In late February of every year, the showcase of athleticism known as the NFL Combine is another event that captures our attention. And, the king of all events is the 40-yard dash. Elsewhere across America, high school and college football coaches, with their stopwatches in hand, seek speed and developing faster athletes. Walk into any coach’s office, and you will hear “What’s his 40 time?”.
The 40-yard dash has been a key measure in the NFL Combine since it started in 1985. In 1986, Bo Jackson was clocked at 4.12 seconds; however, it is not recognized as the record because it was hand-timed with a stopwatch.
Now, if you want to start a heated discussion just walk into a room of coaches and tell them that you have a “4.4 guy”. This statement alone will quickly get a response of “ya, but is it hand-timed?”. We all know the quick-thumb of the coach on that button! In a research paper published in 2015, Dr. Bryan Mann and colleagues compared hand-timed versus electronic-timed 40-yard dashes in 81 Division-1 NCAA football players. Although there was a high correlation between the two timing methods (r >0.90) the average difference was 0.22 seconds faster for hand-timed vs. electronically-timed (4.90 sec vs. 5.12 sec) proving the quick thumb theory.
However, despite all its majesty, the 40-yard dash has many critics. Many argue that football players rarely run a 40-yard dash during competition nor do they reach maximal velocity. Thus, there should be more emphasis on acceleration since this is what football players do at the start of every play. Modern-day technology and multiple timing gates now allows us to examine the acceleration phase at 10 yards and 20 yards along with the maximal velocity attained during the 40-yard dash.
Recently, Dr. Ken Clark, who studied under the tutelage of Professor Peter Weyand at the SMU Locomotor Performance Laboratory in Dallas, Texas, published a paper dissecting the NFL Combine 40-yard dash. Dr. Clark is not only a speed scientist but also sprinted on the gridiron at Swarthmore College as an All-Conference running back; thus, he has the experience and the know-how in terms of the evaluating sprinting speed.

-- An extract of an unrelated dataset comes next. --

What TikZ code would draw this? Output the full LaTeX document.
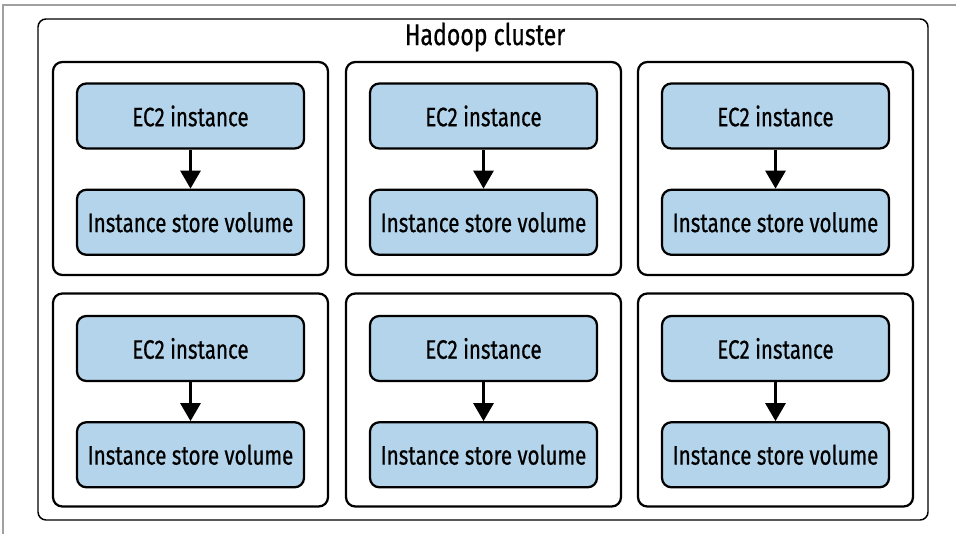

Here are a few highlights from the paper:
- Maximum velocity was strongly correlated with 10 yard, 20 yard, and 40 yard performance.
- When the group was divided into fast and slow athletes, it was found that both fast and slow athletes accelerated in a similar pattern relative to their maximum velocity – that is the sprint profile when expressed as a % of max velocity (not absolute speed in meters per second) was nearly identical.
- The authors suggested that more maximum velocity training may be warranted for athletes preparing for the 40-yard dash or short sprints. However, they also added that “This is not to discount the importance of the start and acceleration phase, as coaches and athletes clearly must train all portions of a linear sprint.”
Another view on this topic has been provided by Cameron Josse in the Simplifaster article ‘The Truth About Athlete Speed in the NFL’. Not only does the author critique the 40-yard dash but also provides additional insight into some of the methodology used by Dr. Clark in the above mentioned research paper. Josse also proposes the use of a Flying 10-yard sprint as a better test, and finally discusses developing technique and training to increase acceleration and max velocity including some target speed goals for high school football players.